Daphne Merkin wrote on Jewcy: "Does anyone other than a late-rising member of the chattering classes‚ anyone who is gainfully employed, say, in drilling teeth or writing up legal briefs‚ have the time to read, much less write these things?"
Who has time to read good new books? Nobody has time to read all the good new books, yet I don’t read Daphne Merkin wondering about that. People will read what they believe they will most profit from. Frequently that will mean blogs.
For instance, the most likely place that Daphne Merkin and John Derbyshire are going to be discussed for this dialogue is on a blog. I wonder how quickly Daphne or John will check out a blog once they’ve heard, "I can’t believe what they revealed about you!" Would it take them one second or two seconds to navigate there?
Matt Drudge has affected journalism more than any other person in the past decade and he’s a blogger. I read on Drudge at 11:30 a.m. on election day 2000 that George Bush won in a squeaker. That meant that I knew who would be our next president about six weeks before those who solely got their news from mainstream sources.
To put things in perspective for Ms. Merkin, I suspect I get more readers in a day (about 10,000) to my blogs than have ever read her novel ‘Enchantment.’
The solitary art of blogging is not inherently different from the solitary art of writing for publication in newspapers and magazines. There are plenty of essays I’ve written for websites that I have worked on for years.
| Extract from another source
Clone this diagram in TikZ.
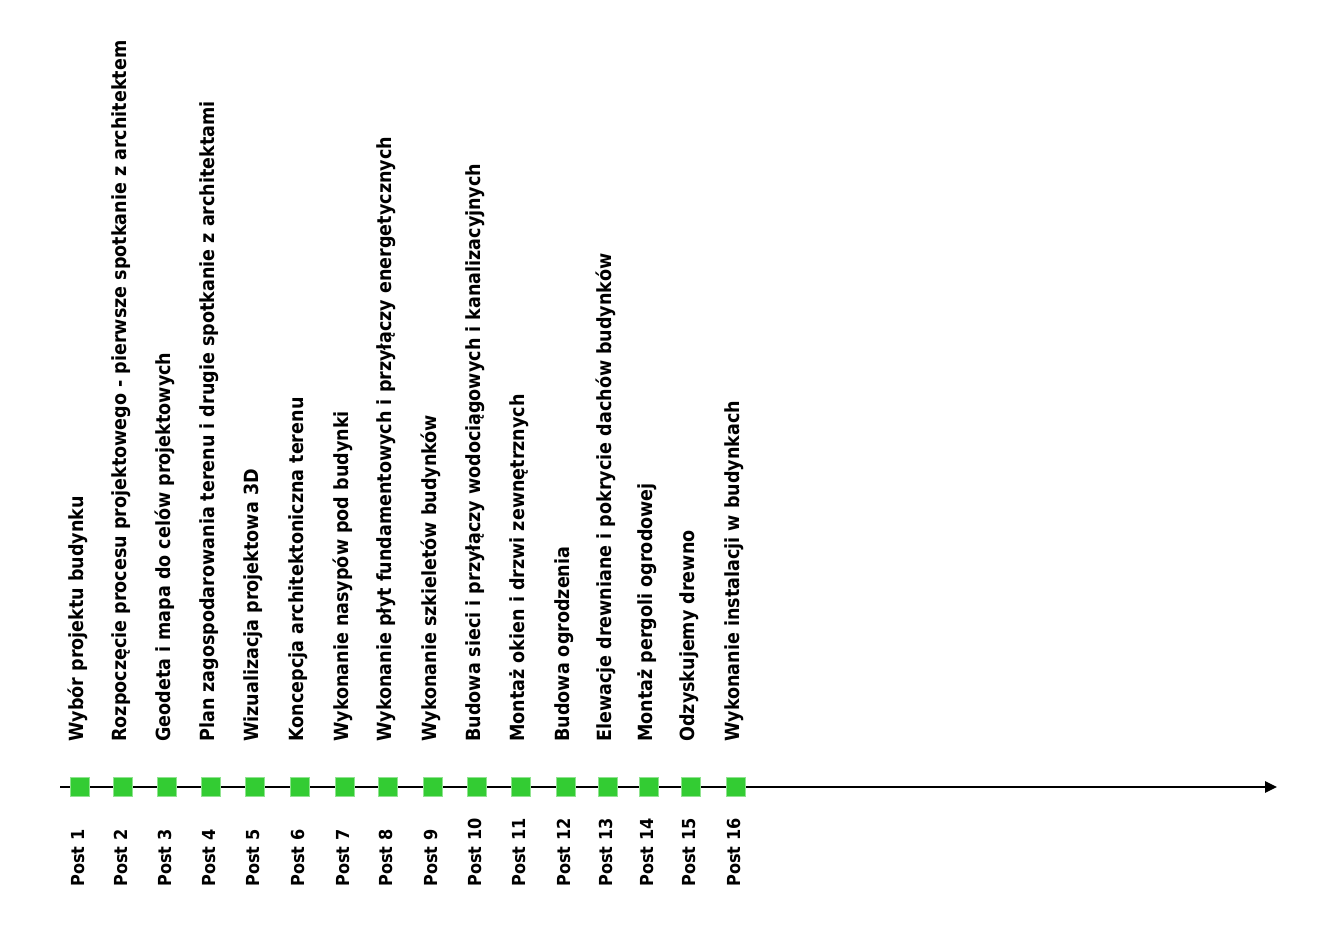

Not all blogging is tossed off and not all writing for publication in The New York Times is considered. And not all writing that is tossed off is bad and not all writing that is considered is good. Spontaneous prose sometimes sparkles and studied prose sometimes drags (a la ‘Enchantment’). What primarily matters about a piece of writing is not who publishes it but whether the work has merit. Daphne’s writing on blogs, for instance, lacks merit even though it is published by the frequently provocative Jewcy.com.